Parce qu’il y a tellement de choses à découvrir ! La vie est un véritable cadeau. Même si la vie nous offre des épisodes moins gais et moins heureux… Oui, il y a des épreuves et il faut les traverser, les surmonter. J’ai vécu une grosse période d’épuisement physique il y a quelques années : le stress et la pression ont eu raison de ma résistance physique. Cela a été une période difficile, notamment parce qu’il fallait continuer à monter sur scène. J’en suis ressorti plus fort. Aujourd’hui, je le vois comme un cadeau qui m’a appris beaucoup de choses.

Quelle place donnez-vous à la spiritualité dans votre vie actuelle ?

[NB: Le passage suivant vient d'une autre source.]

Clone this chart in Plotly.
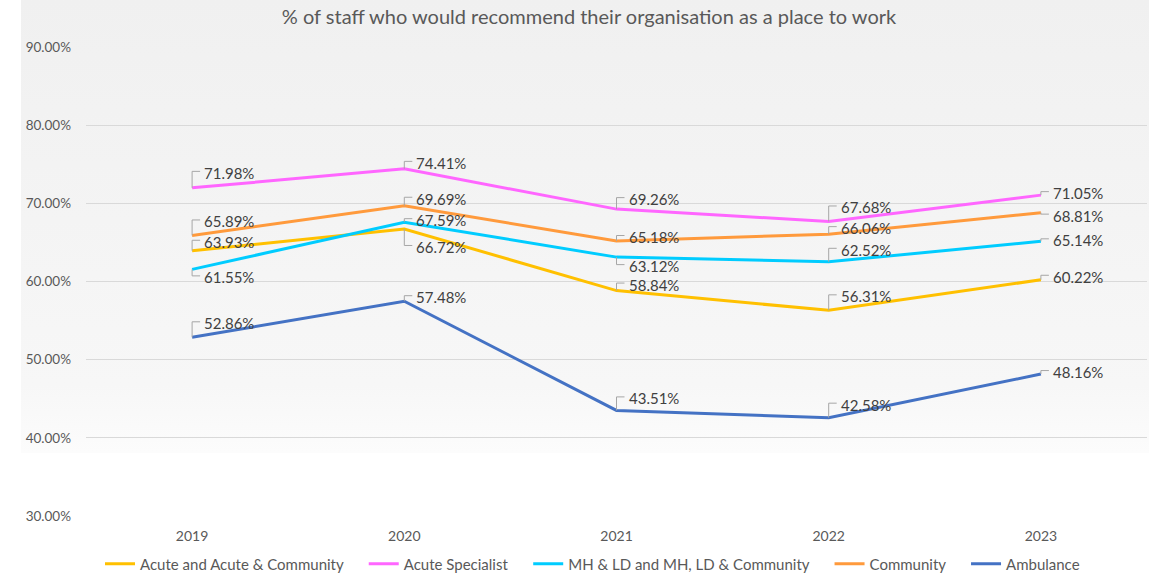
import base64
import plotly.graph_objects as go

# Survey years (x categories)
years = ["2019", "2020", "2021", "2022", "2023"]

# % of staff who would recommend their organisation as a place to work
acute = [63.93, 66.72, 58.84, 56.31, 60.22]
acute_specialist = [71.98, 74.41, 69.26, 67.68, 71.05]
mh_ld = [61.55, 67.59, 63.12, 62.52, 65.14]
community = [65.89, 69.69, 65.18, 66.06, 68.81]
ambulance = [52.86, 57.48, 43.51, 42.58, 48.16]

series_names = [
    "Acute and Acute & Community",
    "Acute Specialist",
    "MH & LD and MH, LD & Community",
    "Community",
    "Ambulance",
]
series_values = [acute, acute_specialist, mh_ld, community, ambulance]
series_colors = ["#FFC000", "#FF66FF", "#00CCFF", "#FF9A3C", "#4472C4"]

# Vertical placement of each data label, in pixels above its point
label_lift = [
    [9, -18, 6, 14, 3],
    [15, 6, 10, 14, 2],
    [-8, 2, -9, 12, 1],
    [14, 7, 4, 6, -3],
    [14, 4, 12, 13, 2],
]

FONT = "Lato"
TEXT_GREY = "#595959"
LEGEND_PAD = "\u00a0" * 4  # extra breathing room between legend entries

fig = go.Figure()

for name, vals, color in zip(series_names, series_values, series_colors):
    fig.add_trace(go.Scatter(
        x=years, y=vals, name=name + LEGEND_PAD, mode="lines",
        line=dict(color=color, width=3),
        hoverinfo="skip",
    ))

annotations = []
shapes = []
for vals, lifts in zip(series_values, label_lift):
    for i, (v, up) in enumerate(zip(vals, lifts)):
        annotations.append(dict(
            x=i, y=v, xref="x", yref="y",
            text=f"{v:.2f}%", showarrow=False,
            xanchor="left", yanchor="middle",
            xshift=10, yshift=up,
            font=dict(family=FONT, size=15, color="#404040"),
        ))
        hook = up + 1.5
        shapes.append(dict(
            type="path", xref="x", yref="y",
            xsizemode="pixel", ysizemode="pixel",
            xanchor=i, yanchor=v,
            path=f"M0,0 L0,{hook} L8,{hook}",
            line=dict(color="#A6A6A6", width=1),
            layer="above",
        ))

# Soft grey-to-white backdrop behind the chart
svg = (
    "<svg xmlns='http://www.w3.org/2000/svg' width='100' height='100' "
    "viewBox='0 0 100 100' preserveAspectRatio='none'>"
    "<defs><linearGradient id='g' x1='0' y1='0' x2='0' y2='1'>"
    "<stop offset='0' stop-color='#F0F0F0'/>"
    "<stop offset='0.85' stop-color='#F7F7F7'/>"
    "<stop offset='1' stop-color='#FCFCFC'/>"
    "</linearGradient></defs>"
    "<rect width='100' height='100' fill='url(#g)'/></svg>"
)
svg_uri = "data:image/svg+xml;base64," + base64.b64encode(svg.encode()).decode()

W, H = 1149, 575
ML, MR, MT, MB = 86, 2, 47, 59
pw, ph = W - ML - MR, H - MT - MB
BACKDROP_LEFT, BACKDROP_BOTTOM = 21, 453

fig.add_layout_image(dict(
    source=svg_uri, xref="paper", yref="paper",
    x=(BACKDROP_LEFT - ML) / pw, y=(H - MB) / ph,
    sizex=(W - BACKDROP_LEFT) / pw, sizey=BACKDROP_BOTTOM / ph,
    xanchor="left", yanchor="top", sizing="stretch", layer="below",
))

fig.update_layout(
    width=W, height=H,
    margin=dict(l=ML, r=MR, t=MT, b=MB, autoexpand=False),
    paper_bgcolor="white",
    plot_bgcolor="rgba(0,0,0,0)",
    title=dict(
        text="% of staff who would recommend their organisation as a place to work",
        x=589 / W, xref="container", y=1 - 17 / H, yref="container",
        xanchor="center", yanchor="middle",
        font=dict(family=FONT, size=20, color=TEXT_GREY),
    ),
    font=dict(family=FONT, color=TEXT_GREY),
    xaxis=dict(
        type="category", range=[-0.5, 4.5],
        showgrid=False, showline=False, zeroline=False,
        tickfont=dict(family=FONT, size=14, color=TEXT_GREY),
        ticks="", ticklabelstandoff=10,
    ),
    yaxis=dict(
        range=[30, 90], dtick=10, tick0=30,
        tickformat=".2f", ticksuffix="%",
        showgrid=True, gridcolor="#D9D9D9", gridwidth=1,
        zeroline=False, showline=False,
        tickfont=dict(family=FONT, size=13.5, color=TEXT_GREY),
        ticks="", ticklabelstandoff=14,
    ),
    legend=dict(
        orientation="h", x=(600 - ML) / pw, xanchor="center",
        yref="container", y=1 - 564 / H, yanchor="middle",
        font=dict(family=FONT, size=15, color=TEXT_GREY),
        bgcolor="rgba(0,0,0,0)",
    ),
    annotations=annotations,
    shapes=shapes,
    showlegend=True,
)

fig.write_html("out.html")
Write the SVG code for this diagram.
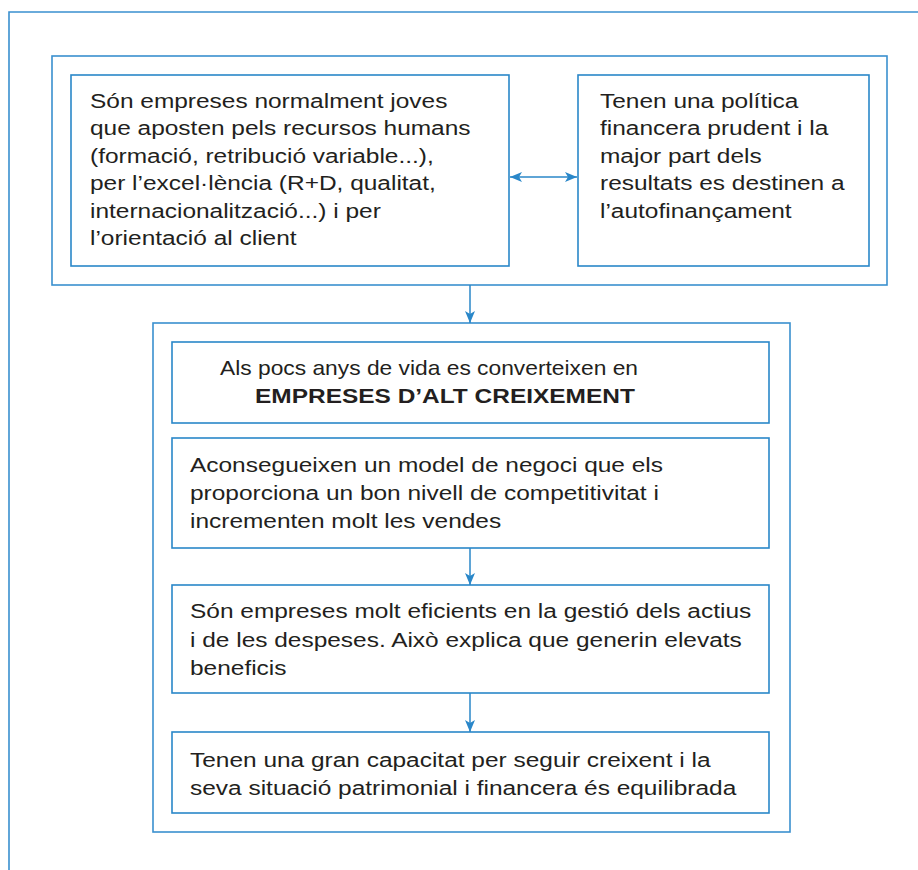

Je lui donne une place essentielle. Être croyant, ce n’est pas juste aller à la messe le dimanche ou tous les trente-six du mois. C’est vivre tous les jours les valeurs d’amour, de respect dont nous a parlé le Christ. C’est l’attitude choisie envers soi et les autres. Mes parents nous ont donné une éducation très chrétienne et nous avons reçu beaucoup d’amour. Et avec mon épouse nous veillons à développer cela chez les enfants : c’est notre rôle de parents de garder les yeux de nos enfants ouverts sur cette réalité. Nous prions le soir ensemble comme quelque chose de normal, de naturel, sans nous forcer. Et cela rend heureux.

 

SON DERNIER ALBUM

SCHUMANN (Erato, janvier 2019)

Composé d’enregistrements en public du festival Progetto Argerich de Lugano avec Martha Argerich et Renaud Capuçon, et d’un concert donné au Concertgebouw d’Amsterdam avec Bernard Haitink et l’Orchestre de chambre d’Europe. Un album illustré par la photographe américaine Jamie Beck, qui puise dans l’univers romantique et passionné du XIXe siècle de Robert Schumann.